In his budget presentation for 2024, President Tinubu had projected a budget deficit of N9.18trn for the fiscal year, down from the N13.78trn recorded in 2023.

He had outlined plans to finance the deficit through a mix of new borrowings totaling N7.83trn, N298.49bn from privatization proceeds, and N1.05 trn in drawdowns on multilateral and bilateral loans designated for specific developmental projects.

Experts also said the widening deficit and persistent revenue shortfall raise important questions about the sustainability of Nigeria’s fiscal path, especially as the global economic environment continues to evolve with high interest rates.

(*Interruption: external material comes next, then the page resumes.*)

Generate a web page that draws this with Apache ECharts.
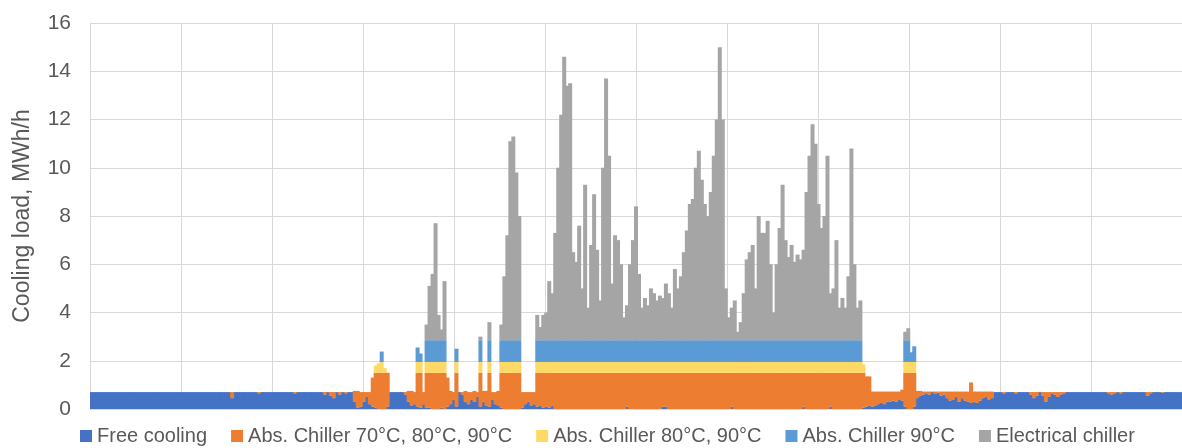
<!DOCTYPE html>
<html><head><meta charset="utf-8">
<script src="https://cdn.jsdelivr.net/npm/echarts@6/dist/echarts.min.js"></script>
<style>html,body{margin:0;padding:0;background:#fff}#c{width:1182px;height:448px}</style>
</head><body><div id="c"></div>
<script>
// Day of year (1..365), one stacked column per day
const days = Array.from({length: 365}, (_, i) => i + 1);

const seriesNames = ['Free cooling', 'Abs. Chiller 70°C, 80°C, 90°C', 'Abs. Chiller 80°C, 90°C', 'Abs. Chiller 90°C', 'Electrical chiller'];
const yTicks = [0, 2, 4, 6, 8, 10, 12, 14, 16];

const freeCooling = [
0.7,0.7,0.7,0.7,0.7,0.7,0.7,0.7,0.7,0.7,
0.7,0.7,0.7,0.7,0.7,0.7,0.7,0.7,0.7,0.7,
0.7,0.7,0.7,0.7,0.7,0.7,0.7,0.7,0.7,0.7,
0.7,0.7,0.7,0.7,0.7,0.7,0.7,0.7,0.7,0.7,
0.7,0.7,0.7,0.7,0.7,0.7,0.7,0.45,0.7,0.7,
0.7,0.7,0.7,0.7,0.7,0.7,0.65,0.7,0.7,0.7,
0.7,0.7,0.7,0.7,0.7,0.7,0.7,0.7,0.65,0.7,
0.7,0.7,0.7,0.7,0.7,0.7,0.7,0.7,0.6,0.7,
0.55,0.45,0.7,0.6,0.7,0.65,0.7,0.7,0.3,0.05,
0.1,0.3,0.5,0.2,0.1,0.05,0,0,0,0.1,
0.7,0.7,0.7,0.7,0.7,0.6,0.3,0.15,0.2,0.1,
0.05,0.2,0.05,0.05,0,0,0,0.05,0,0.1,
0.2,0.4,0.1,0.7,0.6,0.3,0.2,0.4,0.3,0.5,
0.1,0.3,0.15,0.1,0.4,0.2,0.15,0.05,0,0,
0,0,0,0,0.05,0.2,0.3,0.15,0.2,0.1,
0.15,0.05,0.1,0.05,0.15,0,0,0,0,0,
0,0,0,0,0,0,0,0,0,0,
0,0,0,0,0,0,0,0,0,0.1,
0,0,0,0,0,0,0,0,0,0,
0,0.1,0.1,0,0,0,0,0,0,0,
0,0,0,0,0,0,0,0,0,0,
0,0,0,0,0.1,0,0,0,0,0,
0,0,0,0,0,0,0,0,0,0,
0,0,0,0,0,0,0,0,0.1,0,
0,0,0,0,0,0,0,0.1,0,0,
0,0,0,0,0,0,0,0,0.05,0.1,
0.15,0.1,0.15,0.2,0.25,0.2,0.3,0.3,0.35,0.3,
0.4,0.35,0.1,0,0,0.1,0.45,0.55,0.6,0.65,
0.6,0.7,0.62,0.68,0.55,0.6,0.45,0.35,0.4,0.5,
0.3,0.45,0.35,0.3,0.25,0.3,0.25,0.35,0.45,0.5,
0.4,0.45,0.7,0.7,0.7,0.65,0.7,0.7,0.7,0.65,
0.7,0.7,0.7,0.7,0.6,0.45,0.55,0.7,0.55,0.3,
0.5,0.65,0.6,0.5,0.6,0.65,0.7,0.7,0.7,0.7,
0.7,0.7,0.7,0.7,0.7,0.7,0.7,0.7,0.7,0.7,
0.65,0.6,0.65,0.7,0.65,0.7,0.7,0.7,0.7,0.7,
0.7,0.7,0.7,0.55,0.65,0.7,0.7,0.7,0.68,0.7,
0.7,0.7,0.7,0.7,0.7
];

const absChiller708090 = [
0,0,0,0,0,0,0,0,0,0,
0,0,0,0,0,0,0,0,0,0,
0,0,0,0,0,0,0,0,0,0,
0,0,0,0,0,0,0,0,0,0,
0,0,0,0,0,0,0,0.25,0,0,
0,0,0,0,0,0,0.05,0,0,0,
0,0,0,0,0,0,0,0,0.05,0,
0,0,0,0,0,0,0,0,0.1,0,
0.15,0.25,0,0.1,0,0.05,0,0,0.45,0.7,
0.6,0.4,0.2,0.5,1.2,1.45,1.5,1.5,1.5,1.4,
0,0,0,0,0,0.1,0.45,0.6,0.5,1.4,
1.45,0.5,1.45,1.45,1.5,1.5,1.5,1.45,1.5,1.2,
0.55,0.3,1.4,0,0.1,0.45,0.5,0.3,0.45,0.2,
1.4,0.45,0.6,1.4,0.3,0.5,0.6,1.45,1.5,1.5,
1.5,1.5,1.5,1.5,0.65,0.5,0.4,0.55,0.5,1.4,
1.35,1.45,1.4,1.45,1.35,1.5,1.5,1.5,1.5,1.5,
1.5,1.5,1.5,1.5,1.5,1.5,1.5,1.5,1.5,1.5,
1.5,1.5,1.5,1.5,1.5,1.5,1.5,1.5,1.5,1.4,
1.5,1.5,1.5,1.5,1.5,1.5,1.5,1.5,1.5,1.5,
1.5,1.4,1.4,1.5,1.5,1.5,1.5,1.5,1.5,1.5,
1.5,1.5,1.5,1.5,1.5,1.5,1.5,1.5,1.5,1.5,
1.5,1.5,1.5,1.5,1.4,1.5,1.5,1.5,1.5,1.5,
1.5,1.5,1.5,1.5,1.5,1.5,1.5,1.5,1.5,1.5,
1.5,1.5,1.5,1.5,1.5,1.5,1.5,1.5,1.4,1.5,
1.5,1.5,1.5,1.5,1.5,1.5,1.5,1.4,1.5,1.5,
1.5,1.5,1.5,1.5,1.5,1.5,1.5,1.5,1.45,1.25,
1.2,0.62,0.57,0.52,0.47,0.52,0.42,0.42,0.37,0.42,
0.32,0.45,1.4,1.5,1.5,1.4,0.3,0.2,0.12,0.07,
0.12,0.02,0.1,0.04,0.17,0.12,0.27,0.37,0.32,0.22,
0.42,0.27,0.37,0.42,0.85,0.42,0.47,0.37,0.27,0.22,
0.32,0.27,0,0,0,0.05,0,0,0,0.05,
0,0,0,0,0.1,0.25,0.15,0,0.15,0.4,
0.2,0.05,0.1,0.2,0.1,0.05,0,0,0,0,
0,0,0,0,0,0,0,0,0,0,
0.05,0.1,0.05,0,0.05,0,0,0,0,0,
0,0,0,0.15,0.05,0,0,0,0.02,0,
0,0,0,0,0
];

const absChiller8090 = [
0,0,0,0,0,0,0,0,0,0,
0,0,0,0,0,0,0,0,0,0,
0,0,0,0,0,0,0,0,0,0,
0,0,0,0,0,0,0,0,0,0,
0,0,0,0,0,0,0,0,0,0,
0,0,0,0,0,0,0,0,0,0,
0,0,0,0,0,0,0,0,0,0,
0,0,0,0,0,0,0,0,0,0,
0,0,0,0,0,0,0,0,0,0,
0,0,0,0,0,0.3,0.4,0.45,0.2,0,
0,0,0,0,0,0,0,0,0,0.45,
0.45,0,0.45,0.45,0.45,0.45,0.45,0.45,0.45,0,
0,0,0.45,0,0,0,0,0,0,0,
0.45,0,0,0.45,0,0,0,0.45,0.45,0.45,
0.45,0.45,0.45,0.45,0,0,0,0,0,0.45,
0.45,0.45,0.45,0.45,0.45,0.45,0.45,0.45,0.45,0.45,
0.45,0.45,0.45,0.45,0.45,0.45,0.45,0.45,0.45,0.45,
0.45,0.45,0.45,0.45,0.45,0.45,0.45,0.45,0.45,0.45,
0.45,0.45,0.45,0.45,0.45,0.45,0.45,0.45,0.45,0.45,
0.45,0.45,0.45,0.45,0.45,0.45,0.45,0.45,0.45,0.45,
0.45,0.45,0.45,0.45,0.45,0.45,0.45,0.45,0.45,0.45,
0.45,0.45,0.45,0.45,0.45,0.45,0.45,0.45,0.45,0.45,
0.45,0.45,0.45,0.45,0.45,0.45,0.45,0.45,0.45,0.45,
0.45,0.45,0.45,0.45,0.45,0.45,0.45,0.45,0.45,0.45,
0.45,0.45,0.45,0.45,0.45,0.45,0.45,0.45,0.45,0.45,
0.45,0.45,0.45,0.45,0.45,0.45,0.45,0.45,0.35,0,
0,0,0,0,0,0,0,0,0,0,
0,0,0.45,0.45,0.45,0.45,0,0,0,0,
0,0,0,0,0,0,0,0,0,0,
0,0,0,0,0,0,0,0,0,0,
0,0,0,0,0,0,0,0,0,0,
0,0,0,0,0,0,0,0,0,0,
0,0,0,0,0,0,0,0,0,0,
0,0,0,0,0,0,0,0,0,0,
0,0,0,0,0,0,0,0,0,0,
0,0,0,0,0,0,0,0,0,0,
0,0,0,0,0
];

const absChiller90 = [
0,0,0,0,0,0,0,0,0,0,
0,0,0,0,0,0,0,0,0,0,
0,0,0,0,0,0,0,0,0,0,
0,0,0,0,0,0,0,0,0,0,
0,0,0,0,0,0,0,0,0,0,
0,0,0,0,0,0,0,0,0,0,
0,0,0,0,0,0,0,0,0,0,
0,0,0,0,0,0,0,0,0,0,
0,0,0,0,0,0,0,0,0,0,
0,0,0,0,0,0,0,0.43,0,0,
0,0,0,0,0,0,0,0,0,0.6,
0.35,0,0.9,0.9,0.9,0.9,0.9,0.9,0.9,0,
0,0,0.55,0,0,0,0,0,0,0,
0.9,0,0,0.9,0,0,0,0.9,0.9,0.9,
0.9,0.9,0.9,0.9,0,0,0,0,0,0.9,
0.9,0.9,0.9,0.9,0.9,0.9,0.9,0.9,0.9,0.9,
0.9,0.9,0.9,0.9,0.9,0.9,0.9,0.9,0.9,0.9,
0.9,0.9,0.9,0.9,0.9,0.9,0.9,0.9,0.9,0.9,
0.9,0.9,0.9,0.9,0.9,0.9,0.9,0.9,0.9,0.9,
0.9,0.9,0.9,0.9,0.9,0.9,0.9,0.9,0.9,0.9,
0.9,0.9,0.9,0.9,0.9,0.9,0.9,0.9,0.9,0.9,
0.9,0.9,0.9,0.9,0.9,0.9,0.9,0.9,0.9,0.9,
0.9,0.9,0.9,0.9,0.9,0.9,0.9,0.9,0.9,0.9,
0.9,0.9,0.9,0.9,0.9,0.9,0.9,0.9,0.9,0.9,
0.9,0.9,0.9,0.9,0.9,0.9,0.9,0.9,0.9,0.9,
0.9,0.9,0.9,0.9,0.9,0.9,0.9,0.9,0,0,
0,0,0,0,0,0,0,0,0,0,
0,0,0.9,0.9,0.4,0.65,0,0,0,0,
0,0,0,0,0,0,0,0,0,0,
0,0,0,0,0,0,0,0,0,0,
0,0,0,0,0,0,0,0,0,0,
0,0,0,0,0,0,0,0,0,0,
0,0,0,0,0,0,0,0,0,0,
0,0,0,0,0,0,0,0,0,0,
0,0,0,0,0,0,0,0,0,0,
0,0,0,0,0,0,0,0,0,0,
0,0,0,0,0
];

const electricalChiller = [
0,0,0,0,0,0,0,0,0,0,
0,0,0,0,0,0,0,0,0,0,
0,0,0,0,0,0,0,0,0,0,
0,0,0,0,0,0,0,0,0,0,
0,0,0,0,0,0,0,0,0,0,
0,0,0,0,0,0,0,0,0,0,
0,0,0,0,0,0,0,0,0,0,
0,0,0,0,0,0,0,0,0,0,
0,0,0,0,0,0,0,0,0,0,
0,0,0,0,0,0,0,0,0,0,
0,0,0,0,0,0,0,0,0,0,
0,0,0.65,2.25,2.75,4.85,1.05,0.45,2.45,0,
0,0,0,0,0,0,0,0,0,0,
0.15,0,0,0.75,0,0,0,0.65,2.65,4.35,
8.25,8.45,6.95,5.15,0,0,0,0,0,1.05,
0.55,1.05,1.15,2.45,1.95,4.45,7.15,9.35,11.75,10.55,
10.65,3.65,3.25,4.75,2.15,6.45,1.35,3.95,6.05,3.75,
1.65,7.15,10.85,7.65,2.35,4.35,4.15,3.15,0.95,1.45,
3.15,4.15,5.55,2.75,1.35,1.75,1.45,2.15,1.95,1.65,
1.85,1.75,2.35,1.95,1.35,2.95,2.15,2.65,3.65,4.55,
5.65,5.85,7.15,7.85,6.65,5.65,5.15,6.15,7.65,9.15,
12.15,9.15,2.15,0.95,1.35,1.65,0.35,0.75,1.95,3.35,
3.65,3.95,2.15,5.15,4.45,4.45,4.95,3.15,1.15,3.15,
4.65,6.45,4.15,3.45,3.95,3.25,3.55,3.35,3.75,6.15,
7.65,8.95,8.15,5.65,4.65,5.15,7.65,1.95,2.15,4.15,
1.35,1.75,1.35,2.65,7.95,3.15,1.35,1.65,0,0,
0,0,0,0,0,0,0,0,0,0,
0,0,0.35,0.5,0,0,0,0,0,0,
0,0,0,0,0,0,0,0,0,0,
0,0,0,0,0,0,0,0,0,0,
0,0,0,0,0,0,0,0,0,0,
0,0,0,0,0,0,0,0,0,0,
0,0,0,0,0,0,0,0,0,0,
0,0,0,0,0,0,0,0,0,0,
0,0,0,0,0,0,0,0,0,0,
0,0,0,0,0,0,0,0,0,0,
0,0,0,0,0
];

const colors = ['#4472C4', '#ED7D31', '#FFD966', '#5B9BD5', '#A5A5A5'];
const values = [freeCooling, absChiller708090, absChiller8090, absChiller90, electricalChiller];
const FONT = 'Liberation Sans, Arial, sans-serif';
const TXT = '#595959';

const chart = echarts.init(document.getElementById('c'), null, {renderer: 'canvas'});
chart.setOption({
  animation: false,
  backgroundColor: '#ffffff',
  color: colors,
  grid: {left: 90, top: 23, width: 1095, height: 386, containLabel: false},
  legend: {
    data: seriesNames,
    left: 80, top: 426, padding: 0,
    itemWidth: 12, itemHeight: 12, itemGap: 24,
    icon: 'rect',
    textStyle: {fontSize: 20, color: TXT, fontFamily: FONT},
    selectedMode: false
  },
  xAxis: [
    {type: 'category', data: days, boundaryGap: true,
     axisLine: {show: false}, axisTick: {show: false}, axisLabel: {show: false}, splitLine: {show: false}},
    {type: 'value', min: 0, max: 365, interval: 365 / 12, position: 'bottom',
     axisLine: {show: false}, axisTick: {show: false}, axisLabel: {show: false},
     splitLine: {show: true, lineStyle: {color: '#D9D9D9', width: 1}}}
  ],
  yAxis: {
    type: 'value', min: yTicks[0], max: yTicks[yTicks.length - 1], interval: 2,
    axisLine: {show: false}, axisTick: {show: false},
    axisLabel: {fontSize: 21, color: TXT, fontFamily: FONT, margin: 19},
    splitLine: {lineStyle: {color: '#D9D9D9', width: 1}},
    name: 'Cooling load, MWh/h', nameLocation: 'middle', nameRotate: 90, nameGap: 56,
    nameTextStyle: {fontSize: 23, color: TXT, fontFamily: FONT}
  },
  series: seriesNames.map((n, k) => ({
    name: n, type: 'bar', stack: 'load', xAxisIndex: 0,
    barWidth: 4, barGap: '-100%',
    data: values[k],
    itemStyle: {color: colors[k]},
    emphasis: {disabled: true}
  }))
});
</script>
</body></html>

The Registrar of the Chartered Institute of Finance and Control of Nigeria, Godwin Eohoi said to meet its fiscal targets, the government will need to implement aggressive reforms to boost non-oil revenues, reduce inefficiencies in expenditure, and possibly restructure some of its debt obligations.

Additionally, he said the emphasis on interest payments, which are projected to continue increasing in line with higher borrowing costs, will likely limit the scope for meaningful capital investments in key sectors such as infrastructure, healthcare, and education.

He said, “As the government continues to manage its fiscal affairs amid these challenges, the country could face even higher borrowing costs and increased pressure on the naira, making it essential for policymakers to find ways to reduce the deficit without sacrificing much-needed investments in national development.”